WHAT IS BEING ASKED:
A single run of lines is to be printed exactly: starting at the line with "Generate a Python" and ending at the line with "import seaborn as sns", both included. Leave the pictures out.

──────── RECORDS SHOWN ────────

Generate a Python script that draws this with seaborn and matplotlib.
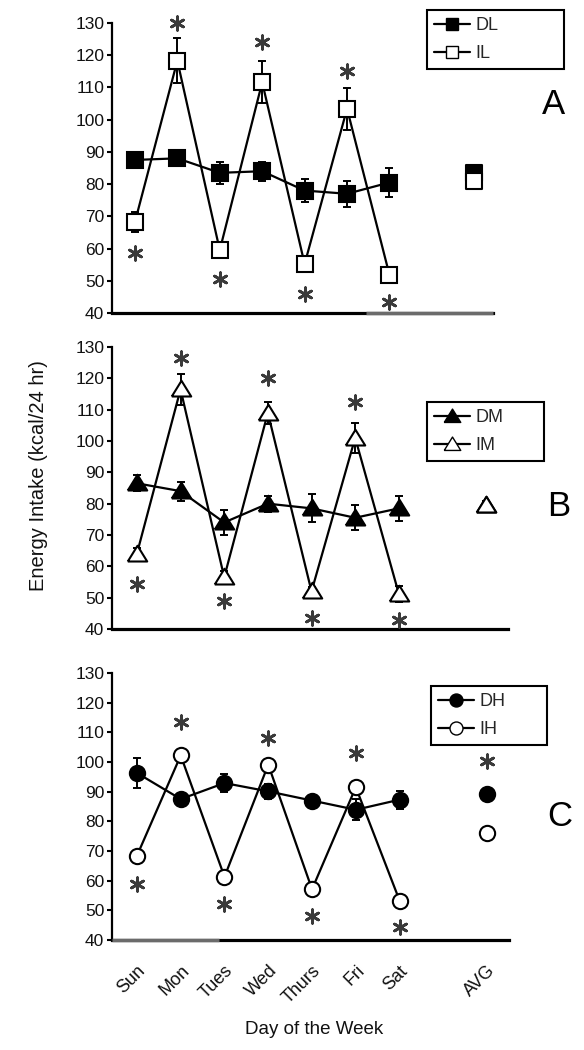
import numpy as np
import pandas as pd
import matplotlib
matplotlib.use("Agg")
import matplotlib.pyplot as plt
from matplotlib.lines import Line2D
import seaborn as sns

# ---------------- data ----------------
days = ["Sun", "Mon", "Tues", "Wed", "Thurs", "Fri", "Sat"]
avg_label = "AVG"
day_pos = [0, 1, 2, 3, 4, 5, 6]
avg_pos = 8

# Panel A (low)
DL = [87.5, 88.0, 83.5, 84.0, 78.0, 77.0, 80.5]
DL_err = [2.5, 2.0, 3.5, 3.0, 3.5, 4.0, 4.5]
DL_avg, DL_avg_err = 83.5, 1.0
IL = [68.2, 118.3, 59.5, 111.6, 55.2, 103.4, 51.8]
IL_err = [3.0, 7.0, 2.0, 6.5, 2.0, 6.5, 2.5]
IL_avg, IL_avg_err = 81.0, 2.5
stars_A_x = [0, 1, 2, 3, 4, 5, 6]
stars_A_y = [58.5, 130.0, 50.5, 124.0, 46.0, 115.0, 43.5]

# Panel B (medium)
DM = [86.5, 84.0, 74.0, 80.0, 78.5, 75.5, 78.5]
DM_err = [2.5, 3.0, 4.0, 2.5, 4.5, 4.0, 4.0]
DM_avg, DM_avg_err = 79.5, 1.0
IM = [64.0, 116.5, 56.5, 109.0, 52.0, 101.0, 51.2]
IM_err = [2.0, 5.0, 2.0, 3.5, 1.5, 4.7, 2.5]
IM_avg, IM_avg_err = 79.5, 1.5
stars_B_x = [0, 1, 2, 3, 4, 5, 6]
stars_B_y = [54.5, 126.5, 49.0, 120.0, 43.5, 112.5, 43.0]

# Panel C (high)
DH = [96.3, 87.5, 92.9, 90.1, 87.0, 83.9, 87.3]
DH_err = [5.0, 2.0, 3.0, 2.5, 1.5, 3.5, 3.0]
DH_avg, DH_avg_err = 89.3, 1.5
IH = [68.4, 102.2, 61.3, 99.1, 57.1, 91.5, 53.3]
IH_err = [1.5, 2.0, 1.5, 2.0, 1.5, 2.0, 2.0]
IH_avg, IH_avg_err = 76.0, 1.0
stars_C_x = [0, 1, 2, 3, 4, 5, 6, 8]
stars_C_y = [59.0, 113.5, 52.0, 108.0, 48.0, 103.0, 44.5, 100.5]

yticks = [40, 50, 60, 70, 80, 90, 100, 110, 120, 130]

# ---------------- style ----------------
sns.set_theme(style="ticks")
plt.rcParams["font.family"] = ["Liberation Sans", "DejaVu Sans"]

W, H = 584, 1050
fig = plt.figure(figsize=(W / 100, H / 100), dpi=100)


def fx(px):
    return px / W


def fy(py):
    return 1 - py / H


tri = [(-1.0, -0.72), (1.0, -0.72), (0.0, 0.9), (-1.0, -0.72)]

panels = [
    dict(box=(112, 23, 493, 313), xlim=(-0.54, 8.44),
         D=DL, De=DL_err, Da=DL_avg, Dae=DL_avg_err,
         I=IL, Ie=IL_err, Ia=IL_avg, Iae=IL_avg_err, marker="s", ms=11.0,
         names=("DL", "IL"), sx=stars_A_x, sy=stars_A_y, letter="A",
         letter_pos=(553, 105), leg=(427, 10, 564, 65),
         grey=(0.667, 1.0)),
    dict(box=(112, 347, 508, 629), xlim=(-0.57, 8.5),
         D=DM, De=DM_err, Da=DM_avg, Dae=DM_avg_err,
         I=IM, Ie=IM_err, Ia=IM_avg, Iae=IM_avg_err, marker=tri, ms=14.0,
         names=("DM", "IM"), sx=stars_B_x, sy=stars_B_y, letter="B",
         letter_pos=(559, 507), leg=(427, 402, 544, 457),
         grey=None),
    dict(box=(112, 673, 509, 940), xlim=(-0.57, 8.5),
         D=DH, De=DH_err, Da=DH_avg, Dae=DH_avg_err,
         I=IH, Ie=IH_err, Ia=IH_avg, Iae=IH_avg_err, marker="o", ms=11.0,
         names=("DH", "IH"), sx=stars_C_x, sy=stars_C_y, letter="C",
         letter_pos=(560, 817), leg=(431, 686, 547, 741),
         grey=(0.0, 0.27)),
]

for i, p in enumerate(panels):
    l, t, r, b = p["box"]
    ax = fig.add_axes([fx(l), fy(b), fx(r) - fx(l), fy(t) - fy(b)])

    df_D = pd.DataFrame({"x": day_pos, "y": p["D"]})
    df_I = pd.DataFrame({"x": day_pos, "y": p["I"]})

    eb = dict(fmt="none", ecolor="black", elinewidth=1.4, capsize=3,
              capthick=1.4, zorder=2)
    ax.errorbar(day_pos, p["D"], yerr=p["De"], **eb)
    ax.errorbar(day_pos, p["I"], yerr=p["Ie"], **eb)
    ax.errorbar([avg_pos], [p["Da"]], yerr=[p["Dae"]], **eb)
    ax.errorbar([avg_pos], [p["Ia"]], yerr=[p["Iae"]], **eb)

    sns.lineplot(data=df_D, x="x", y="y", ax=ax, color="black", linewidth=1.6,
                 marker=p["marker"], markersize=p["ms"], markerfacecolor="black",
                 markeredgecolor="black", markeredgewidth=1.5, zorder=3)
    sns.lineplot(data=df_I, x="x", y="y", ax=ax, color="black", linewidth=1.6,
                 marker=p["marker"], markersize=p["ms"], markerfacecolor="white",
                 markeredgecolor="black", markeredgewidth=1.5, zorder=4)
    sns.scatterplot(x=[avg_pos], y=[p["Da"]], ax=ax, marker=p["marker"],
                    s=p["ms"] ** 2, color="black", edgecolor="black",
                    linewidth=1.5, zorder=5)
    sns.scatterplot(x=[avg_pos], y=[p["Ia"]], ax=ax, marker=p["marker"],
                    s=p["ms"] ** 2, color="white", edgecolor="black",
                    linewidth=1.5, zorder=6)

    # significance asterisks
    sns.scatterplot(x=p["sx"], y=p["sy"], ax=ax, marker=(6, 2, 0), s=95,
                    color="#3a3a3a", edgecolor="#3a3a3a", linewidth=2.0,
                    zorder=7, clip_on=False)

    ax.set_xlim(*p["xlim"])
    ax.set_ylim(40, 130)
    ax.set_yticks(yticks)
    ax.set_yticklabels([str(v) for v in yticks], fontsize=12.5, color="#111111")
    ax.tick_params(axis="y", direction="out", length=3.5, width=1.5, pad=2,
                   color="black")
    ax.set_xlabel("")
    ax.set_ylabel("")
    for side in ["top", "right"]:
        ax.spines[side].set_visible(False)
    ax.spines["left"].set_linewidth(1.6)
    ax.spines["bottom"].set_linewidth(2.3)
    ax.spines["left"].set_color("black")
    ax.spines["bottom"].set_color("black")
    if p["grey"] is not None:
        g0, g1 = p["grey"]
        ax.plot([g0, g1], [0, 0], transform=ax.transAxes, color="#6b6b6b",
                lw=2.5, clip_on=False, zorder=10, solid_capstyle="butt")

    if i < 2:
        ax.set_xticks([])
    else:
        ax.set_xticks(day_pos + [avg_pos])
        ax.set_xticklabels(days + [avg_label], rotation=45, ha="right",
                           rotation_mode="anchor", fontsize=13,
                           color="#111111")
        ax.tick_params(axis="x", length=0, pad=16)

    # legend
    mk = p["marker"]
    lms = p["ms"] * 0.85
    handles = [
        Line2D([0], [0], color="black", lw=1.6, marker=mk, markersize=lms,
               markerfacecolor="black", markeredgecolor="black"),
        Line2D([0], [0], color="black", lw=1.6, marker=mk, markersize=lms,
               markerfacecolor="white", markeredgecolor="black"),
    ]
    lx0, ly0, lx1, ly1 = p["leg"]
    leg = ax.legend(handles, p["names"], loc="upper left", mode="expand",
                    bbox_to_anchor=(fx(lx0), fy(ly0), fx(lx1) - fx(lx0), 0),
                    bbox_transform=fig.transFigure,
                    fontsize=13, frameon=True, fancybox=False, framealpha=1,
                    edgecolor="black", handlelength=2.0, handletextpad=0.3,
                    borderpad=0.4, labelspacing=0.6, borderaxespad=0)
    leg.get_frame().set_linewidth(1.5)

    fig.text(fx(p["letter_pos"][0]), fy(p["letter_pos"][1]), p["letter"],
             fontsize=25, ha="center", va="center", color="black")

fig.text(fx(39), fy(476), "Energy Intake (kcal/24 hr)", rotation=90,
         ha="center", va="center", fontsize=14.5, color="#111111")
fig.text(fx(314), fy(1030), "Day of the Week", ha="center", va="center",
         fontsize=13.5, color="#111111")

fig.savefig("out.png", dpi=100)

────────
──────── RECORDS SHOWN ────────

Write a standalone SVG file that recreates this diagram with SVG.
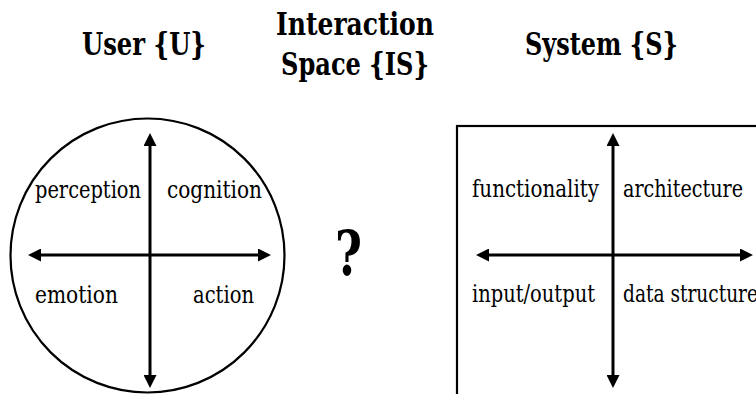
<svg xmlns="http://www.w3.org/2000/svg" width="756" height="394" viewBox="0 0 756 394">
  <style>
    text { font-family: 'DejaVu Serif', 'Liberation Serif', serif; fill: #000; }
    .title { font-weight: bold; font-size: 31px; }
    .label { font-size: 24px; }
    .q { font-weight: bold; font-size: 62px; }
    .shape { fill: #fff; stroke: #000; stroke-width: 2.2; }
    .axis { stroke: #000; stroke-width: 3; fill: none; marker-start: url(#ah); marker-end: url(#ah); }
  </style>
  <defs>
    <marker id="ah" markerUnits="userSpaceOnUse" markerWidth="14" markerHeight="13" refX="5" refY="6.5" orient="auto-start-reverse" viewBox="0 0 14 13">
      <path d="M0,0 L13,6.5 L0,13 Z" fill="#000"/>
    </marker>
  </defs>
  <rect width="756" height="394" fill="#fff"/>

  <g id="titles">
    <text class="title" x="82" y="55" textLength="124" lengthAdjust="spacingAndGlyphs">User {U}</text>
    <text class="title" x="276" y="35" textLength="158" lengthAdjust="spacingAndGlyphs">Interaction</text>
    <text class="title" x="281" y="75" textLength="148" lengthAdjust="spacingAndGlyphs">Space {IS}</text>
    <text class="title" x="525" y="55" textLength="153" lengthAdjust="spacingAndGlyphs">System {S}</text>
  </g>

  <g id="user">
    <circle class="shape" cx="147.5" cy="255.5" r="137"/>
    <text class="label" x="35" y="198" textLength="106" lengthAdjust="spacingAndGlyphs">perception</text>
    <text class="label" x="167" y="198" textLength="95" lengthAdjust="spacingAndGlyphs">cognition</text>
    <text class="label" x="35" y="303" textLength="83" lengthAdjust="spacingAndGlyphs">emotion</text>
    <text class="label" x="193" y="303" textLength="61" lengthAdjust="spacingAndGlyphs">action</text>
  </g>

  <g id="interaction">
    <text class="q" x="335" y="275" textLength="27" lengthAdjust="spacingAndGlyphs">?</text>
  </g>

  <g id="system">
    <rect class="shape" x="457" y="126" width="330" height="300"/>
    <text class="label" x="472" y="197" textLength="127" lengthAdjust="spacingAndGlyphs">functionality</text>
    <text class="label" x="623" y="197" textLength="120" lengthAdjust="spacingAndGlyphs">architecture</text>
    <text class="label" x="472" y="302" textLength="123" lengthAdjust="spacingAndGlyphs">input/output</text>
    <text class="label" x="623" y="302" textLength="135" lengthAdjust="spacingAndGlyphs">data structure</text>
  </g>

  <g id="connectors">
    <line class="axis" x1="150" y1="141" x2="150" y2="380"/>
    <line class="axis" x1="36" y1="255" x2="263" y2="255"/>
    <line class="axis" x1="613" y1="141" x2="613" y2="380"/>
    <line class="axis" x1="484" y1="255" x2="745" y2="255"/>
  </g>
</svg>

────────

FULL OUTPUT:
Generate a Python script that draws this with seaborn and matplotlib.
import numpy as np
import pandas as pd
import matplotlib
matplotlib.use("Agg")
import matplotlib.pyplot as plt
from matplotlib.lines import Line2D
import seaborn as sns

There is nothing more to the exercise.